| RECORDS FOR THE TASK |

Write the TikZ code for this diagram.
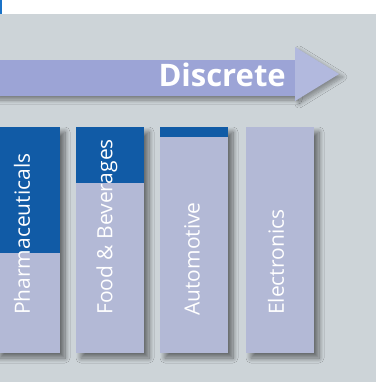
\documentclass[tikz,border=0pt]{standalone}
\usepackage{fontspec}
\setmainfont{Open Sans}
\usetikzlibrary{shadows.blur}
\definecolor{bg}{HTML}{CDD4D8}
\definecolor{barlight}{HTML}{B3B9D6}
\definecolor{bardark}{HTML}{115BA6}
\definecolor{arrowbody}{HTML}{9CA4D6}
\definecolor{arrowhead}{HTML}{B2B9DE}
\definecolor{marker}{HTML}{1A73C8}
\tikzset{
  barbox/.style={fill=barlight, draw=none, blur shadow={shadow xshift=5pt, shadow yshift=-5pt, shadow blur radius=5pt, shadow blur steps=10, shadow opacity=50}},
  topbox/.style={fill=bardark, draw=none},
  barlabel/.style={rotate=90, anchor=west, text=white, font=\fontsize{21}{21}\selectfont, inner sep=0pt},
}
\begin{document}
\begin{tikzpicture}[x=1pt, y=-1pt]
\useasboundingbox (0,0) rectangle (376,382);
% background
\fill[white] (0,0) rectangle (376,14);
\fill[bg] (0,14) rectangle (376,382);
\fill[marker] (0,0) rectangle (1.5,14);
% arrow
\fill[arrowbody, blur shadow={shadow xshift=2pt, shadow yshift=-4pt, shadow blur radius=4pt, shadow blur steps=8, shadow opacity=40}] (-5,60) rectangle (296,96);
\fill[arrowhead, blur shadow={shadow xshift=4pt, shadow yshift=-3pt, shadow blur radius=4pt, shadow blur steps=8, shadow opacity=35}] (295,47) -- (339,74) -- (295,101) -- cycle;
\node[anchor=base east, text=white, font=\fontsize{31}{31}\selectfont\bfseries, inner sep=0pt] (disc) at (286,87) {Discrete};
% bars
\fill[barbox] (-5,127) rectangle (60,353);
\fill[topbox] (-5,127) rectangle (60,253);
\fill[barbox] (76,127) rectangle (144,353);
\fill[topbox] (76,127) rectangle (144,183);
\fill[barbox] (160,127) rectangle (228,353);
\fill[topbox] (160,127) rectangle (228,137);
\fill[barbox] (246,127) rectangle (314,353);
% labels
\node[barlabel] (pharma) at (22,315) {Pharmaceuticals};
\node[barlabel] (food) at (107,315) {Food \& Beverages};
\node[barlabel] (auto) at (192,316) {Automotive};
\node[barlabel] (elec) at (276,315) {Electronics};
\end{tikzpicture}
\end{document}
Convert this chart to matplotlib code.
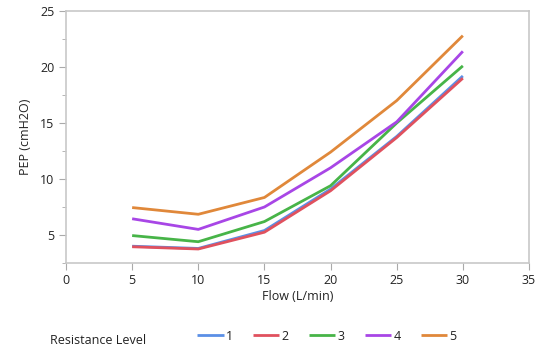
import matplotlib.pyplot as plt
from matplotlib.ticker import MultipleLocator

flow = [5, 10, 15, 20, 25, 30]
levels = ["1", "2", "3", "4", "5"]
pep_1 = [4.0, 3.8, 5.4, 9.1, 13.8, 19.2]
pep_2 = [3.95, 3.75, 5.25, 8.95, 13.7, 19.0]
pep_3 = [4.95, 4.4, 6.2, 9.4, 15.0, 20.1]
pep_4 = [6.45, 5.5, 7.5, 11.0, 15.1, 21.4]
pep_5 = [7.45, 6.85, 8.35, 12.4, 17.0, 22.8]
colors = ["#5b8fe6", "#e0515e", "#47b448", "#a846e6", "#e0883a"]

plt.rcParams["font.family"] = ["Open Sans", "DejaVu Sans"]

fig = plt.figure(figsize=(5.38, 3.51), dpi=100)
ax = fig.add_axes([66 / 538, 1 - 263 / 351, (529 - 66) / 538, (263 - 11) / 351])

for vals, c, lab in zip([pep_1, pep_2, pep_3, pep_4, pep_5], colors, levels):
    ax.plot(flow, vals, color=c, lw=2, label=lab, solid_capstyle="butt")

ax.set_xlim(0, 35)
ax.set_ylim(2.5, 25)
ax.xaxis.set_major_locator(MultipleLocator(5))
ax.yaxis.set_major_locator(MultipleLocator(5))
ax.yaxis.set_minor_locator(MultipleLocator(2.5))
for s in ax.spines.values():
    s.set_color("#c8c8c8")
    s.set_linewidth(1.2)
ax.tick_params(which="both", colors="#aaaaaa", labelcolor="#222222", labelsize=9)
ax.tick_params(which="major", length=5)
ax.tick_params(which="minor", length=3)
ax.tick_params(axis="x", pad=3)

ax.set_xlabel("Flow (L/min)", fontsize=9, color="#222222", labelpad=2)
ax.set_ylabel("PEP (cmH2O)", fontsize=9, color="#222222", labelpad=6)

fig.text(50 / 538, 1 - 340 / 351, "Resistance Level", fontsize=9, color="#222222", va="center")
fig.legend(loc="center left", bbox_to_anchor=(186 / 538, 1 - 336 / 351), ncol=5, frameon=False,
           fontsize=9, handlelength=2.1, handletextpad=0.2, columnspacing=1.6,
           labelcolor="#222222")

fig.savefig("out.png", dpi=100)
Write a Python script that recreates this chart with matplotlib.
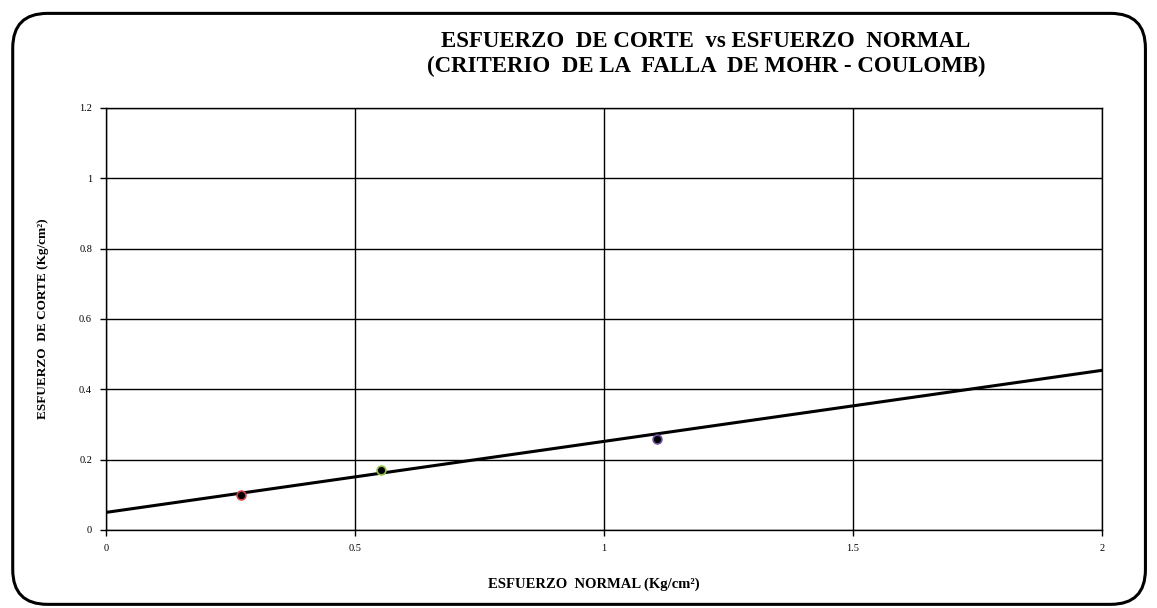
import matplotlib
matplotlib.use("Agg")
import matplotlib.pyplot as plt
from matplotlib.patches import FancyBboxPatch

# data
sigma = [0.271, 0.552, 1.106]          # esfuerzo normal (Kg/cm2)
tau = [0.0995, 0.171, 0.259]           # esfuerzo de corte (Kg/cm2)
edge_colors = ["#d04040", "#90c040", "#7050a0"]
line_x = [0.0, 2.0]
line_y = [0.050, 0.454]
xticks = [0, 0.5, 1, 1.5, 2]
xtick_labels = ["0", "0.5", "1", "1.5", "2"]
yticks = [0, 0.2, 0.4, 0.6, 0.8, 1.0, 1.2]
ytick_labels = ["0", "0.2", "0.4", "0.6", "0.8", "1", "1.2"]

plt.rcParams["font.family"] = ["Liberation Serif", "DejaVu Serif"]

fig = plt.figure(figsize=(11.57, 6.08), dpi=100)
ax = fig.add_axes([0.0916, 0.1283, 0.8609, 0.6941])

# rounded frame around the whole chart
frame = FancyBboxPatch((0.011, 0.006), 0.979, 0.972, boxstyle="round,pad=0,rounding_size=0.03",
                       transform=fig.transFigure, fill=False, edgecolor="black", linewidth=2.2,
                       mutation_aspect=1157 / 608)
fig.patches.append(frame)

ax.plot(line_x, line_y, color="black", linewidth=2.2, zorder=3)
for x, y, ec in zip(sigma, tau, edge_colors):
    ax.scatter(x, y, s=40, color="black", edgecolors=ec, linewidths=1.2, zorder=4)

ax.set_xlim(0, 2)
ax.set_ylim(0, 1.2)
ax.set_xticks(xticks)
ax.set_xticklabels(xtick_labels)
ax.set_yticks(yticks)
ax.set_yticklabels(ytick_labels)
ax.tick_params(labelsize=7.5, length=4, direction="out", width=1, pad=6)
ax.grid(True, color="black", linewidth=1)
for s in ax.spines.values():
    s.set_color("black")
    s.set_linewidth(1)

ax.set_xlabel("ESFUERZO  NORMAL (Kg/cm²)", fontsize=10.5, fontweight="bold", labelpad=17)
ax.xaxis.set_label_coords(0.49, -0.112)
ax.set_ylabel("ESFUERZO  DE CORTE (Kg/cm²)", fontsize=9.5, fontweight="bold", labelpad=22)

fig.text(0.610, 0.932, "ESFUERZO  DE CORTE  vs ESFUERZO  NORMAL", ha="center", va="center",
         fontsize=16.5, fontweight="bold")
fig.text(0.610, 0.891, "(CRITERIO  DE LA  FALLA  DE MOHR - COULOMB)", ha="center", va="center",
         fontsize=16.5, fontweight="bold")

fig.savefig("out.png", dpi=100)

| THE TASK |
Your copy of the data above should match it exactly, except that pictures are left out.

| SOLUTION TO THIS PROBLEM |
Write the TikZ code for this diagram.
\documentclass[tikz,border=0pt]{standalone}
\usepackage{fontspec}
\setmainfont{Open Sans}
\usetikzlibrary{shadows.blur}
\definecolor{bg}{HTML}{CDD4D8}
\definecolor{barlight}{HTML}{B3B9D6}
\definecolor{bardark}{HTML}{115BA6}
\definecolor{arrowbody}{HTML}{9CA4D6}
\definecolor{arrowhead}{HTML}{B2B9DE}
\definecolor{marker}{HTML}{1A73C8}
\tikzset{
  barbox/.style={fill=barlight, draw=none, blur shadow={shadow xshift=5pt, shadow yshift=-5pt, shadow blur radius=5pt, shadow blur steps=10, shadow opacity=50}},
  topbox/.style={fill=bardark, draw=none},
  barlabel/.style={rotate=90, anchor=west, text=white, font=\fontsize{21}{21}\selectfont, inner sep=0pt},
}
\begin{document}
\begin{tikzpicture}[x=1pt, y=-1pt]
\useasboundingbox (0,0) rectangle (376,382);
% background
\fill[white] (0,0) rectangle (376,14);
\fill[bg] (0,14) rectangle (376,382);
\fill[marker] (0,0) rectangle (1.5,14);
% arrow
\fill[arrowbody, blur shadow={shadow xshift=2pt, shadow yshift=-4pt, shadow blur radius=4pt, shadow blur steps=8, shadow opacity=40}] (-5,60) rectangle (296,96);
\fill[arrowhead, blur shadow={shadow xshift=4pt, shadow yshift=-3pt, shadow blur radius=4pt, shadow blur steps=8, shadow opacity=35}] (295,47) -- (339,74) -- (295,101) -- cycle;
\node[anchor=base east, text=white, font=\fontsize{31}{31}\selectfont\bfseries, inner sep=0pt] (disc) at (286,87) {Discrete};
% bars
\fill[barbox] (-5,127) rectangle (60,353);
\fill[topbox] (-5,127) rectangle (60,253);
\fill[barbox] (76,127) rectangle (144,353);
\fill[topbox] (76,127) rectangle (144,183);
\fill[barbox] (160,127) rectangle (228,353);
\fill[topbox] (160,127) rectangle (228,137);
\fill[barbox] (246,127) rectangle (314,353);
% labels
\node[barlabel] (pharma) at (22,315) {Pharmaceuticals};
\node[barlabel] (food) at (107,315) {Food \& Beverages};
\node[barlabel] (auto) at (192,316) {Automotive};
\node[barlabel] (elec) at (276,315) {Electronics};
\end{tikzpicture}
\end{document}
Convert this chart to matplotlib code.
import matplotlib.pyplot as plt
from matplotlib.ticker import MultipleLocator

flow = [5, 10, 15, 20, 25, 30]
levels = ["1", "2", "3", "4", "5"]
pep_1 = [4.0, 3.8, 5.4, 9.1, 13.8, 19.2]
pep_2 = [3.95, 3.75, 5.25, 8.95, 13.7, 19.0]
pep_3 = [4.95, 4.4, 6.2, 9.4, 15.0, 20.1]
pep_4 = [6.45, 5.5, 7.5, 11.0, 15.1, 21.4]
pep_5 = [7.45, 6.85, 8.35, 12.4, 17.0, 22.8]
colors = ["#5b8fe6", "#e0515e", "#47b448", "#a846e6", "#e0883a"]

plt.rcParams["font.family"] = ["Open Sans", "DejaVu Sans"]

fig = plt.figure(figsize=(5.38, 3.51), dpi=100)
ax = fig.add_axes([66 / 538, 1 - 263 / 351, (529 - 66) / 538, (263 - 11) / 351])

for vals, c, lab in zip([pep_1, pep_2, pep_3, pep_4, pep_5], colors, levels):
    ax.plot(flow, vals, color=c, lw=2, label=lab, solid_capstyle="butt")

ax.set_xlim(0, 35)
ax.set_ylim(2.5, 25)
ax.xaxis.set_major_locator(MultipleLocator(5))
ax.yaxis.set_major_locator(MultipleLocator(5))
ax.yaxis.set_minor_locator(MultipleLocator(2.5))
for s in ax.spines.values():
    s.set_color("#c8c8c8")
    s.set_linewidth(1.2)
ax.tick_params(which="both", colors="#aaaaaa", labelcolor="#222222", labelsize=9)
ax.tick_params(which="major", length=5)
ax.tick_params(which="minor", length=3)
ax.tick_params(axis="x", pad=3)

ax.set_xlabel("Flow (L/min)", fontsize=9, color="#222222", labelpad=2)
ax.set_ylabel("PEP (cmH2O)", fontsize=9, color="#222222", labelpad=6)

fig.text(50 / 538, 1 - 340 / 351, "Resistance Level", fontsize=9, color="#222222", va="center")
fig.legend(loc="center left", bbox_to_anchor=(186 / 538, 1 - 336 / 351), ncol=5, frameon=False,
           fontsize=9, handlelength=2.1, handletextpad=0.2, columnspacing=1.6,
           labelcolor="#222222")

fig.savefig("out.png", dpi=100)
Write a Python script that recreates this chart with matplotlib.
import matplotlib
matplotlib.use("Agg")
import matplotlib.pyplot as plt
from matplotlib.patches import FancyBboxPatch

# data
sigma = [0.271, 0.552, 1.106]          # esfuerzo normal (Kg/cm2)
tau = [0.0995, 0.171, 0.259]           # esfuerzo de corte (Kg/cm2)
edge_colors = ["#d04040", "#90c040", "#7050a0"]
line_x = [0.0, 2.0]
line_y = [0.050, 0.454]
xticks = [0, 0.5, 1, 1.5, 2]
xtick_labels = ["0", "0.5", "1", "1.5", "2"]
yticks = [0, 0.2, 0.4, 0.6, 0.8, 1.0, 1.2]
ytick_labels = ["0", "0.2", "0.4", "0.6", "0.8", "1", "1.2"]

plt.rcParams["font.family"] = ["Liberation Serif", "DejaVu Serif"]

fig = plt.figure(figsize=(11.57, 6.08), dpi=100)
ax = fig.add_axes([0.0916, 0.1283, 0.8609, 0.6941])

# rounded frame around the whole chart
frame = FancyBboxPatch((0.011, 0.006), 0.979, 0.972, boxstyle="round,pad=0,rounding_size=0.03",
                       transform=fig.transFigure, fill=False, edgecolor="black", linewidth=2.2,
                       mutation_aspect=1157 / 608)
fig.patches.append(frame)

ax.plot(line_x, line_y, color="black", linewidth=2.2, zorder=3)
for x, y, ec in zip(sigma, tau, edge_colors):
    ax.scatter(x, y, s=40, color="black", edgecolors=ec, linewidths=1.2, zorder=4)

ax.set_xlim(0, 2)
ax.set_ylim(0, 1.2)
ax.set_xticks(xticks)
ax.set_xticklabels(xtick_labels)
ax.set_yticks(yticks)
ax.set_yticklabels(ytick_labels)
ax.tick_params(labelsize=7.5, length=4, direction="out", width=1, pad=6)
ax.grid(True, color="black", linewidth=1)
for s in ax.spines.values():
    s.set_color("black")
    s.set_linewidth(1)

ax.set_xlabel("ESFUERZO  NORMAL (Kg/cm²)", fontsize=10.5, fontweight="bold", labelpad=17)
ax.xaxis.set_label_coords(0.49, -0.112)
ax.set_ylabel("ESFUERZO  DE CORTE (Kg/cm²)", fontsize=9.5, fontweight="bold", labelpad=22)

fig.text(0.610, 0.932, "ESFUERZO  DE CORTE  vs ESFUERZO  NORMAL", ha="center", va="center",
         fontsize=16.5, fontweight="bold")
fig.text(0.610, 0.891, "(CRITERIO  DE LA  FALLA  DE MOHR - COULOMB)", ha="center", va="center",
         fontsize=16.5, fontweight="bold")

fig.savefig("out.png", dpi=100)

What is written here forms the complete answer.